Directions for this task => Return every line of the records below verbatim, with no pictures in the copy.

Supplied entries =>
-- BEGIN --
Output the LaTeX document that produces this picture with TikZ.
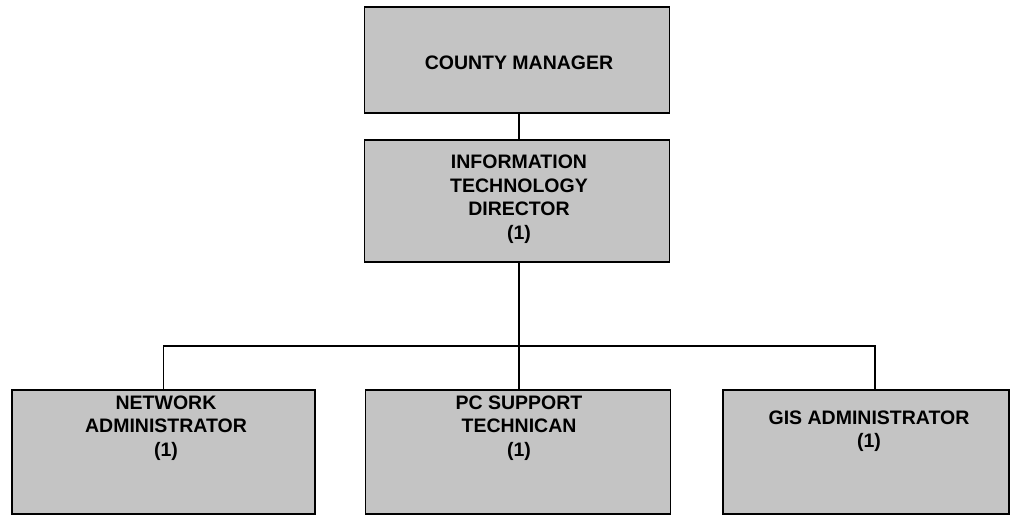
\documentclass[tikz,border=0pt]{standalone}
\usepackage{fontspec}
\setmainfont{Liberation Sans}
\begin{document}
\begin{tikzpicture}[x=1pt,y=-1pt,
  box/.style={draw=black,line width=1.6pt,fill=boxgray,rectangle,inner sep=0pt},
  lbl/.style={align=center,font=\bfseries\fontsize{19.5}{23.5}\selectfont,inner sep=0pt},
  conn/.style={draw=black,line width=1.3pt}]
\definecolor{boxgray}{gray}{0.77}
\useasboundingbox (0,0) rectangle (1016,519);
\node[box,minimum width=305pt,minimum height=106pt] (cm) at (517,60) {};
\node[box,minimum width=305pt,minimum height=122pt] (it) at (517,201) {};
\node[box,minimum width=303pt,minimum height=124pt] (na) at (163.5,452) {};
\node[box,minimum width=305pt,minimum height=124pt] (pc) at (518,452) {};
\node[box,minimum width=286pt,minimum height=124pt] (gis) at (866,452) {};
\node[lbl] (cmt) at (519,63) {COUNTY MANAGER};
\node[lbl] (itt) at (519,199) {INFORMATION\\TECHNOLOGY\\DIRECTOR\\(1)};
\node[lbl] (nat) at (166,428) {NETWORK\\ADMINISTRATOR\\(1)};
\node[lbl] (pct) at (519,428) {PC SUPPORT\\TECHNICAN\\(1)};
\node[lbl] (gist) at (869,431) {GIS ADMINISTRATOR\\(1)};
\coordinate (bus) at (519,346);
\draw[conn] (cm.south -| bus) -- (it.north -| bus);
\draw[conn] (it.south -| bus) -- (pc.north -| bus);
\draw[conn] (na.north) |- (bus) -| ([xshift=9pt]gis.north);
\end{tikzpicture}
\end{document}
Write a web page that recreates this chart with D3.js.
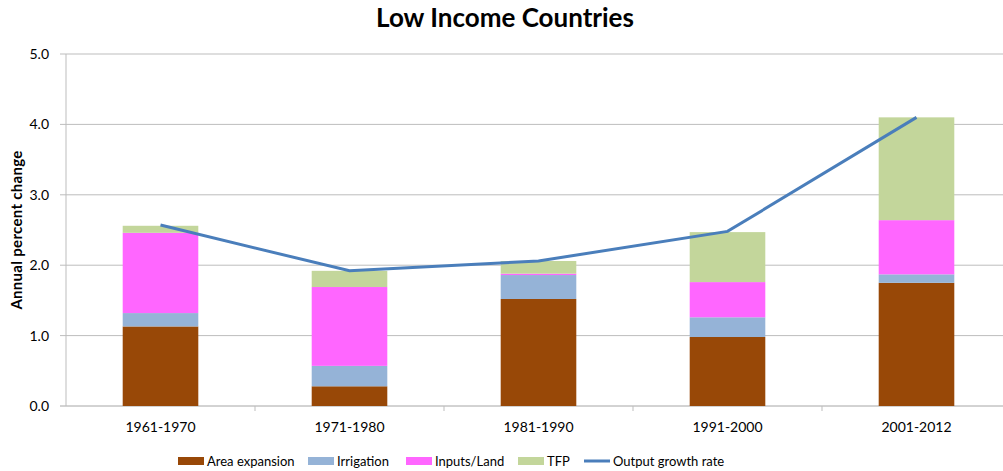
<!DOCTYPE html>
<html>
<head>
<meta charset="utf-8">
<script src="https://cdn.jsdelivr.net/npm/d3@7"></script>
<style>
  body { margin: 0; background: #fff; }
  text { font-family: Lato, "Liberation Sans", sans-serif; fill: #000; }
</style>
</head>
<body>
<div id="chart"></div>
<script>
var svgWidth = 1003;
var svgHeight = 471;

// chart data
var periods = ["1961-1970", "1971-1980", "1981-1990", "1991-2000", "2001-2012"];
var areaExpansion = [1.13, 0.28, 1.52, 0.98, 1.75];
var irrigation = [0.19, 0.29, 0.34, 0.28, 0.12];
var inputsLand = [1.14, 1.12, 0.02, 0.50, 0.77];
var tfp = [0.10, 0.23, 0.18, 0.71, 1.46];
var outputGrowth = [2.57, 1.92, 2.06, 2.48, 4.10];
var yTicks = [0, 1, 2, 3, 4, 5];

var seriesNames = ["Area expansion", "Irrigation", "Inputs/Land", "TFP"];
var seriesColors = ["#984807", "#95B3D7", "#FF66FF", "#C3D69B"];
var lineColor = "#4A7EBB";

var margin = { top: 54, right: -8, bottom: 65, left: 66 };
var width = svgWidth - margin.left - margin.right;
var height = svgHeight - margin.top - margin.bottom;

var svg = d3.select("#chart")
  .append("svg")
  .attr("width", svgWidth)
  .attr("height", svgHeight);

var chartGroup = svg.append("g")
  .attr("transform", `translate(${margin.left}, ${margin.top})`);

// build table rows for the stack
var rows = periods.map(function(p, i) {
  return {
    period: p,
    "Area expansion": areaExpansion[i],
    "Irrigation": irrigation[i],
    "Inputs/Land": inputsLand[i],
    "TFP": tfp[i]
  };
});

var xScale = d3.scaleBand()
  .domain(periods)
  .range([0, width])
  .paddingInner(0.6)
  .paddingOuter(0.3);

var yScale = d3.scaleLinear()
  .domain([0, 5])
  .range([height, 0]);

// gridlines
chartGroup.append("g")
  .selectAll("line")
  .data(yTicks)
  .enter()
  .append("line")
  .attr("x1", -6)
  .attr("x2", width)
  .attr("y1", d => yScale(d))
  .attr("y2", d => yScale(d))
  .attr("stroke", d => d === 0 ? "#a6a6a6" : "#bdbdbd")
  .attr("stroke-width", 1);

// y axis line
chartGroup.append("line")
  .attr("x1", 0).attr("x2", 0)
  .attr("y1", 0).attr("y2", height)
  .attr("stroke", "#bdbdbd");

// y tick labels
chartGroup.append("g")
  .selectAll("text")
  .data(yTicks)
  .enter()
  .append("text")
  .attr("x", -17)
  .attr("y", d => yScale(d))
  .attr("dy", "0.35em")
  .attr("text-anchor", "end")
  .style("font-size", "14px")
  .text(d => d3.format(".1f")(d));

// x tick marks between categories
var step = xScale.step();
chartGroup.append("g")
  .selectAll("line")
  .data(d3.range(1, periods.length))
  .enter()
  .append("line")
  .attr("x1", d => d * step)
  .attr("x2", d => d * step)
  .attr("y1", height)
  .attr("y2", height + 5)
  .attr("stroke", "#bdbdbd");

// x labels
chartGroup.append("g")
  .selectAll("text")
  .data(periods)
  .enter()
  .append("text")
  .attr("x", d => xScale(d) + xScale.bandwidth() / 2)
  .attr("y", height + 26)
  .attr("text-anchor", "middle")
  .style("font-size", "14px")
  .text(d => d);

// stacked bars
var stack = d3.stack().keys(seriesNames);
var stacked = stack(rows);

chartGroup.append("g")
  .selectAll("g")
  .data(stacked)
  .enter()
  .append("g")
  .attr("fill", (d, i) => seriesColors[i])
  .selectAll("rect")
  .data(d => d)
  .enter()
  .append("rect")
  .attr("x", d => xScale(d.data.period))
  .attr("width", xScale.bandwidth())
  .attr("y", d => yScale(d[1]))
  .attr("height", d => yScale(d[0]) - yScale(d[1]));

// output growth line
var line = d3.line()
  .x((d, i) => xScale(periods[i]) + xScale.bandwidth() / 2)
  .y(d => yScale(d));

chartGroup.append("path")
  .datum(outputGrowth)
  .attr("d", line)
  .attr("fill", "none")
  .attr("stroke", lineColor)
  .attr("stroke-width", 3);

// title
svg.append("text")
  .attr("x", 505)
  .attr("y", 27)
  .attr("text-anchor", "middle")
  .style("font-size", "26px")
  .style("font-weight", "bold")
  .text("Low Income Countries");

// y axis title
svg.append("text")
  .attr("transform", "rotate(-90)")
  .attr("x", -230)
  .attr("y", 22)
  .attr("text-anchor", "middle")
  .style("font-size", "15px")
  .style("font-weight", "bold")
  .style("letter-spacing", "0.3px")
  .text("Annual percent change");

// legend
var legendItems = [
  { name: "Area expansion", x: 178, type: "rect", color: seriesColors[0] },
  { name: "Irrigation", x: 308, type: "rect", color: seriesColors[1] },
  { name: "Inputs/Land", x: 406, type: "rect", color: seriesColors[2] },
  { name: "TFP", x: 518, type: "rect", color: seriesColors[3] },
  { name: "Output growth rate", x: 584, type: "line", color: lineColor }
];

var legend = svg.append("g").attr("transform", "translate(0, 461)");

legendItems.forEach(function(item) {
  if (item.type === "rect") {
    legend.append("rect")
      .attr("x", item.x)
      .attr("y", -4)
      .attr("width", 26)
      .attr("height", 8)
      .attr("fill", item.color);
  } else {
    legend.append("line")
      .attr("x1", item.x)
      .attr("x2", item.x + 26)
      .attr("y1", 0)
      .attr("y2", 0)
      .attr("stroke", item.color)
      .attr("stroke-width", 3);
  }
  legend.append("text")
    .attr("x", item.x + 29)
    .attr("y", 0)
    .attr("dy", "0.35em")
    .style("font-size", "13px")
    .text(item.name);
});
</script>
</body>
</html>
-- END --
Answer to this problem =>
Output the LaTeX document that produces this picture with TikZ.
\documentclass[tikz,border=0pt]{standalone}
\usepackage{fontspec}
\setmainfont{Liberation Sans}
\begin{document}
\begin{tikzpicture}[x=1pt,y=-1pt,
  box/.style={draw=black,line width=1.6pt,fill=boxgray,rectangle,inner sep=0pt},
  lbl/.style={align=center,font=\bfseries\fontsize{19.5}{23.5}\selectfont,inner sep=0pt},
  conn/.style={draw=black,line width=1.3pt}]
\definecolor{boxgray}{gray}{0.77}
\useasboundingbox (0,0) rectangle (1016,519);
\node[box,minimum width=305pt,minimum height=106pt] (cm) at (517,60) {};
\node[box,minimum width=305pt,minimum height=122pt] (it) at (517,201) {};
\node[box,minimum width=303pt,minimum height=124pt] (na) at (163.5,452) {};
\node[box,minimum width=305pt,minimum height=124pt] (pc) at (518,452) {};
\node[box,minimum width=286pt,minimum height=124pt] (gis) at (866,452) {};
\node[lbl] (cmt) at (519,63) {COUNTY MANAGER};
\node[lbl] (itt) at (519,199) {INFORMATION\\TECHNOLOGY\\DIRECTOR\\(1)};
\node[lbl] (nat) at (166,428) {NETWORK\\ADMINISTRATOR\\(1)};
\node[lbl] (pct) at (519,428) {PC SUPPORT\\TECHNICAN\\(1)};
\node[lbl] (gist) at (869,431) {GIS ADMINISTRATOR\\(1)};
\coordinate (bus) at (519,346);
\draw[conn] (cm.south -| bus) -- (it.north -| bus);
\draw[conn] (it.south -| bus) -- (pc.north -| bus);
\draw[conn] (na.north) |- (bus) -| ([xshift=9pt]gis.north);
\end{tikzpicture}
\end{document}
Write a web page that recreates this chart with D3.js.
<!DOCTYPE html>
<html>
<head>
<meta charset="utf-8">
<script src="https://cdn.jsdelivr.net/npm/d3@7"></script>
<style>
  body { margin: 0; background: #fff; }
  text { font-family: Lato, "Liberation Sans", sans-serif; fill: #000; }
</style>
</head>
<body>
<div id="chart"></div>
<script>
var svgWidth = 1003;
var svgHeight = 471;

// chart data
var periods = ["1961-1970", "1971-1980", "1981-1990", "1991-2000", "2001-2012"];
var areaExpansion = [1.13, 0.28, 1.52, 0.98, 1.75];
var irrigation = [0.19, 0.29, 0.34, 0.28, 0.12];
var inputsLand = [1.14, 1.12, 0.02, 0.50, 0.77];
var tfp = [0.10, 0.23, 0.18, 0.71, 1.46];
var outputGrowth = [2.57, 1.92, 2.06, 2.48, 4.10];
var yTicks = [0, 1, 2, 3, 4, 5];

var seriesNames = ["Area expansion", "Irrigation", "Inputs/Land", "TFP"];
var seriesColors = ["#984807", "#95B3D7", "#FF66FF", "#C3D69B"];
var lineColor = "#4A7EBB";

var margin = { top: 54, right: -8, bottom: 65, left: 66 };
var width = svgWidth - margin.left - margin.right;
var height = svgHeight - margin.top - margin.bottom;

var svg = d3.select("#chart")
  .append("svg")
  .attr("width", svgWidth)
  .attr("height", svgHeight);

var chartGroup = svg.append("g")
  .attr("transform", `translate(${margin.left}, ${margin.top})`);

// build table rows for the stack
var rows = periods.map(function(p, i) {
  return {
    period: p,
    "Area expansion": areaExpansion[i],
    "Irrigation": irrigation[i],
    "Inputs/Land": inputsLand[i],
    "TFP": tfp[i]
  };
});

var xScale = d3.scaleBand()
  .domain(periods)
  .range([0, width])
  .paddingInner(0.6)
  .paddingOuter(0.3);

var yScale = d3.scaleLinear()
  .domain([0, 5])
  .range([height, 0]);

// gridlines
chartGroup.append("g")
  .selectAll("line")
  .data(yTicks)
  .enter()
  .append("line")
  .attr("x1", -6)
  .attr("x2", width)
  .attr("y1", d => yScale(d))
  .attr("y2", d => yScale(d))
  .attr("stroke", d => d === 0 ? "#a6a6a6" : "#bdbdbd")
  .attr("stroke-width", 1);

// y axis line
chartGroup.append("line")
  .attr("x1", 0).attr("x2", 0)
  .attr("y1", 0).attr("y2", height)
  .attr("stroke", "#bdbdbd");

// y tick labels
chartGroup.append("g")
  .selectAll("text")
  .data(yTicks)
  .enter()
  .append("text")
  .attr("x", -17)
  .attr("y", d => yScale(d))
  .attr("dy", "0.35em")
  .attr("text-anchor", "end")
  .style("font-size", "14px")
  .text(d => d3.format(".1f")(d));

// x tick marks between categories
var step = xScale.step();
chartGroup.append("g")
  .selectAll("line")
  .data(d3.range(1, periods.length))
  .enter()
  .append("line")
  .attr("x1", d => d * step)
  .attr("x2", d => d * step)
  .attr("y1", height)
  .attr("y2", height + 5)
  .attr("stroke", "#bdbdbd");

// x labels
chartGroup.append("g")
  .selectAll("text")
  .data(periods)
  .enter()
  .append("text")
  .attr("x", d => xScale(d) + xScale.bandwidth() / 2)
  .attr("y", height + 26)
  .attr("text-anchor", "middle")
  .style("font-size", "14px")
  .text(d => d);

// stacked bars
var stack = d3.stack().keys(seriesNames);
var stacked = stack(rows);

chartGroup.append("g")
  .selectAll("g")
  .data(stacked)
  .enter()
  .append("g")
  .attr("fill", (d, i) => seriesColors[i])
  .selectAll("rect")
  .data(d => d)
  .enter()
  .append("rect")
  .attr("x", d => xScale(d.data.period))
  .attr("width", xScale.bandwidth())
  .attr("y", d => yScale(d[1]))
  .attr("height", d => yScale(d[0]) - yScale(d[1]));

// output growth line
var line = d3.line()
  .x((d, i) => xScale(periods[i]) + xScale.bandwidth() / 2)
  .y(d => yScale(d));

chartGroup.append("path")
  .datum(outputGrowth)
  .attr("d", line)
  .attr("fill", "none")
  .attr("stroke", lineColor)
  .attr("stroke-width", 3);

// title
svg.append("text")
  .attr("x", 505)
  .attr("y", 27)
  .attr("text-anchor", "middle")
  .style("font-size", "26px")
  .style("font-weight", "bold")
  .text("Low Income Countries");

// y axis title
svg.append("text")
  .attr("transform", "rotate(-90)")
  .attr("x", -230)
  .attr("y", 22)
  .attr("text-anchor", "middle")
  .style("font-size", "15px")
  .style("font-weight", "bold")
  .style("letter-spacing", "0.3px")
  .text("Annual percent change");

// legend
var legendItems = [
  { name: "Area expansion", x: 178, type: "rect", color: seriesColors[0] },
  { name: "Irrigation", x: 308, type: "rect", color: seriesColors[1] },
  { name: "Inputs/Land", x: 406, type: "rect", color: seriesColors[2] },
  { name: "TFP", x: 518, type: "rect", color: seriesColors[3] },
  { name: "Output growth rate", x: 584, type: "line", color: lineColor }
];

var legend = svg.append("g").attr("transform", "translate(0, 461)");

legendItems.forEach(function(item) {
  if (item.type === "rect") {
    legend.append("rect")
      .attr("x", item.x)
      .attr("y", -4)
      .attr("width", 26)
      .attr("height", 8)
      .attr("fill", item.color);
  } else {
    legend.append("line")
      .attr("x1", item.x)
      .attr("x2", item.x + 26)
      .attr("y1", 0)
      .attr("y2", 0)
      .attr("stroke", item.color)
      .attr("stroke-width", 3);
  }
  legend.append("text")
    .attr("x", item.x + 29)
    .attr("y", 0)
    .attr("dy", "0.35em")
    .style("font-size", "13px")
    .text(item.name);
});
</script>
</body>
</html>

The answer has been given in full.